* _What this task involves_: Scan the records below. List lines holding "that".

* _Exercise input_:
- - -
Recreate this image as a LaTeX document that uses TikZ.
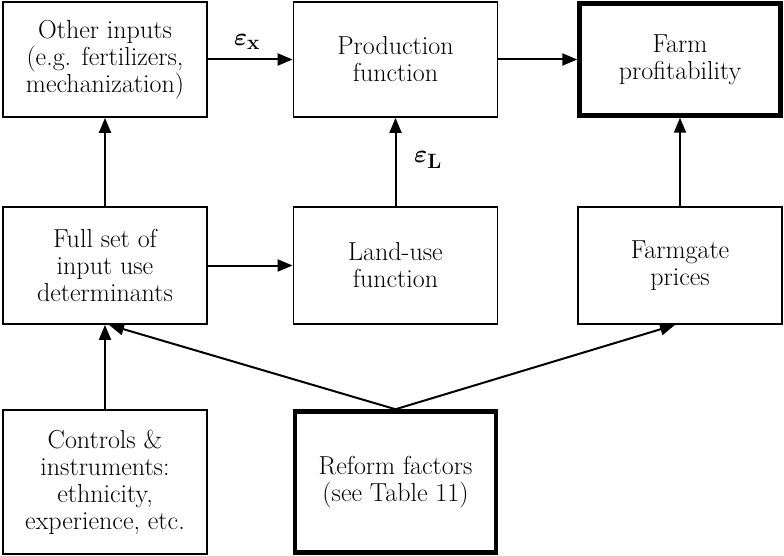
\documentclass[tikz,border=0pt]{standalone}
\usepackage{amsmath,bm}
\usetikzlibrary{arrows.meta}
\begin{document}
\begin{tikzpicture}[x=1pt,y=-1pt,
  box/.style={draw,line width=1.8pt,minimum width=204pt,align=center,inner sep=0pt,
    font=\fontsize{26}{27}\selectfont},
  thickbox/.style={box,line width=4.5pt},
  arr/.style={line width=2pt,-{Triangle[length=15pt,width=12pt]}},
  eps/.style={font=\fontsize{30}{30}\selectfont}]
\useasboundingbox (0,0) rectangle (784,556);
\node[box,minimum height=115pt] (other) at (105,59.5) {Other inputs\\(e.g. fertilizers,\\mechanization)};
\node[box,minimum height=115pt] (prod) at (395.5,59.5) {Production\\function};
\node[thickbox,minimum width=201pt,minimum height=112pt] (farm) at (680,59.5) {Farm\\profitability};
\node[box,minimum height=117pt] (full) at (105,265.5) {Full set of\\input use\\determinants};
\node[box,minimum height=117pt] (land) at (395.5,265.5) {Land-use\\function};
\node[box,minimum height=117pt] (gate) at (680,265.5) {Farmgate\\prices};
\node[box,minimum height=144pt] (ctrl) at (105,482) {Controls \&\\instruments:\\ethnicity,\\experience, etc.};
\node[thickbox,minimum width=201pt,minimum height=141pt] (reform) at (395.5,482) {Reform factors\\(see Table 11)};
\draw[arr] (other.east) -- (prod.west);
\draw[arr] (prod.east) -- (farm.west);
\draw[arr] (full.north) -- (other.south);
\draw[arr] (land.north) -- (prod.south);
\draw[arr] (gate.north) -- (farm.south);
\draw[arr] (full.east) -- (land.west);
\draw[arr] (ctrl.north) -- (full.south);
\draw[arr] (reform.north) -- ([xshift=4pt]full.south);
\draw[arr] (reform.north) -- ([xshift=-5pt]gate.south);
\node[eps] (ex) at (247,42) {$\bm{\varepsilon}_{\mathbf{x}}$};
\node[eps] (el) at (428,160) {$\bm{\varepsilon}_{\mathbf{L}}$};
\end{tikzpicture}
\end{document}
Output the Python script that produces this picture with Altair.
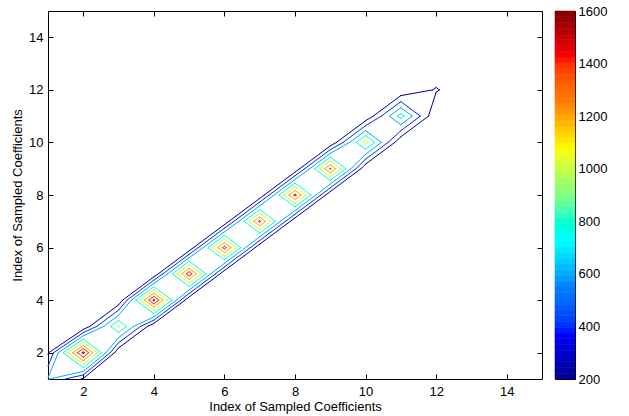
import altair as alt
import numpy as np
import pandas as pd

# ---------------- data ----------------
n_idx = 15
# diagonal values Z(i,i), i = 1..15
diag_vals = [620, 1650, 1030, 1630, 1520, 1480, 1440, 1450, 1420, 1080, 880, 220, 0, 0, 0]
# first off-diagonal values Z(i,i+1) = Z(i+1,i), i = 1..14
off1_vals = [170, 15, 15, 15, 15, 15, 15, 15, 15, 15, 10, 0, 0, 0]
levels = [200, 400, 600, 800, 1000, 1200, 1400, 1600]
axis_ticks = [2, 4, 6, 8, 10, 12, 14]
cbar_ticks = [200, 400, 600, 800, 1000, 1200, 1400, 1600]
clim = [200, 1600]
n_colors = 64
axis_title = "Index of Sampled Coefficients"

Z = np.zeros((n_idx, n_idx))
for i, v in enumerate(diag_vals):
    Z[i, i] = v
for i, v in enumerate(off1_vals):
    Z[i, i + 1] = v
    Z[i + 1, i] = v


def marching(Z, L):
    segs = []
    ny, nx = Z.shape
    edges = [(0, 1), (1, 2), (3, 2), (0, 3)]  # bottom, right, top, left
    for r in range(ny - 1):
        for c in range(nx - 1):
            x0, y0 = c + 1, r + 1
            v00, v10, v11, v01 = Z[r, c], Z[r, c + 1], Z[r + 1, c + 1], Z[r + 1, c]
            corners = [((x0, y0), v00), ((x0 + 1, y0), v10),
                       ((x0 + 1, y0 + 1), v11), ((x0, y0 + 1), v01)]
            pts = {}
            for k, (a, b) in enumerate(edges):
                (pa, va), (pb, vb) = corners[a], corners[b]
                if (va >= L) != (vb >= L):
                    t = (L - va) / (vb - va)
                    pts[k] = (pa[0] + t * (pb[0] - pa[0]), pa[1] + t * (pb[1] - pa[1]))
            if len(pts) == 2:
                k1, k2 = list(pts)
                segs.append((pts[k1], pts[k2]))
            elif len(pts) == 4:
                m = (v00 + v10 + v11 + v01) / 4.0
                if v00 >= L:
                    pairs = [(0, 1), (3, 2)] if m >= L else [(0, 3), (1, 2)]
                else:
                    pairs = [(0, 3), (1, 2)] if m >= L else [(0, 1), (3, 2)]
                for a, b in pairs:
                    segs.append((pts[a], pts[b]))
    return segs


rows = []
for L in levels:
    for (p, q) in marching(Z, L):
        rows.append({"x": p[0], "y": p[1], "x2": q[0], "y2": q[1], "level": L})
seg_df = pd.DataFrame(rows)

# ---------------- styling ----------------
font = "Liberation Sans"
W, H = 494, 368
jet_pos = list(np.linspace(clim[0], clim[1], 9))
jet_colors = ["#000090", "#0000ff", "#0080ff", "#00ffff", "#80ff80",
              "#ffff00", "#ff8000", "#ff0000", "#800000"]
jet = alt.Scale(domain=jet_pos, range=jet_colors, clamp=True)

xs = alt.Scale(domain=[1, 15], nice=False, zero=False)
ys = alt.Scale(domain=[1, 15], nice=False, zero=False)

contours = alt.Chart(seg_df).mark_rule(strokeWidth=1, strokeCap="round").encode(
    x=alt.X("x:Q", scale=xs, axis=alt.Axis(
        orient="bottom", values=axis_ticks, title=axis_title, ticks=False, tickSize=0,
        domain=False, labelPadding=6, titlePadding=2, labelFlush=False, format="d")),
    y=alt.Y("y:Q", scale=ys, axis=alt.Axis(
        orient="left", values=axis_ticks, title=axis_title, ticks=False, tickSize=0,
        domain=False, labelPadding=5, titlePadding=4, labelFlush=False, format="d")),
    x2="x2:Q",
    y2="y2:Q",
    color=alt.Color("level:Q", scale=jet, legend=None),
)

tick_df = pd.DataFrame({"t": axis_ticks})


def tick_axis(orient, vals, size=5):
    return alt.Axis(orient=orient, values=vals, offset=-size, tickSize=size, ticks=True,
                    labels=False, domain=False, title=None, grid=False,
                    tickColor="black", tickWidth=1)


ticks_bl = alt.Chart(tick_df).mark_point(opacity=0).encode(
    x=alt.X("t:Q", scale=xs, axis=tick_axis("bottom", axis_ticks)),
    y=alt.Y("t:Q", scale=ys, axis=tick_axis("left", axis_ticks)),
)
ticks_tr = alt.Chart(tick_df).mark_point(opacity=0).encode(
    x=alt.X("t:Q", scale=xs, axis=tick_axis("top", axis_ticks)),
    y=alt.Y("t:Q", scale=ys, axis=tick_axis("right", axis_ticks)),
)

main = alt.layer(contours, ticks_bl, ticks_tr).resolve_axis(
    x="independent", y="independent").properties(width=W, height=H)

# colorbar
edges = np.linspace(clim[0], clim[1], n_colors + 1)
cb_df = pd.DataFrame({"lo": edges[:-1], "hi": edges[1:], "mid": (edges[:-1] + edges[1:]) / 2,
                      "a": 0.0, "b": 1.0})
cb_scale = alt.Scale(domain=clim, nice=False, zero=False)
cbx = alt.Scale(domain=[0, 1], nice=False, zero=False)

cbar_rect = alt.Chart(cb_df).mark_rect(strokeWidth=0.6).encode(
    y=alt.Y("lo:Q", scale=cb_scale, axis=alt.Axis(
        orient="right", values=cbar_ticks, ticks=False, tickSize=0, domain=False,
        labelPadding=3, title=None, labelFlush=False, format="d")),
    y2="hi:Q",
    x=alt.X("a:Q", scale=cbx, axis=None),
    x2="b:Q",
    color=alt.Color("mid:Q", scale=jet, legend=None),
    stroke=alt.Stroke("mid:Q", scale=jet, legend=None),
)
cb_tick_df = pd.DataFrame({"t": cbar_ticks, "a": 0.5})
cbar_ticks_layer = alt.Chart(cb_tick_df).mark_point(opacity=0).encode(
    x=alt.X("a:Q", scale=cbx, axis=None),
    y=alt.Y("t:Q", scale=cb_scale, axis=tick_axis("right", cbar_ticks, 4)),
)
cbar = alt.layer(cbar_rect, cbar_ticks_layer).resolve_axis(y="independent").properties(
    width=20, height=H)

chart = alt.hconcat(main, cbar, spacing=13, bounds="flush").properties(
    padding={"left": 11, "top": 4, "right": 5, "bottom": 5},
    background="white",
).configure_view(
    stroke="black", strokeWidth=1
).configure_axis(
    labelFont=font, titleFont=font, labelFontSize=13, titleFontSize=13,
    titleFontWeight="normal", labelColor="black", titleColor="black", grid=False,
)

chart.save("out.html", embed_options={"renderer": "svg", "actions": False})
- - -
* _Reply to the task_:
Recreate this image as a LaTeX document that uses TikZ.
Output the Python script that produces this picture with Altair.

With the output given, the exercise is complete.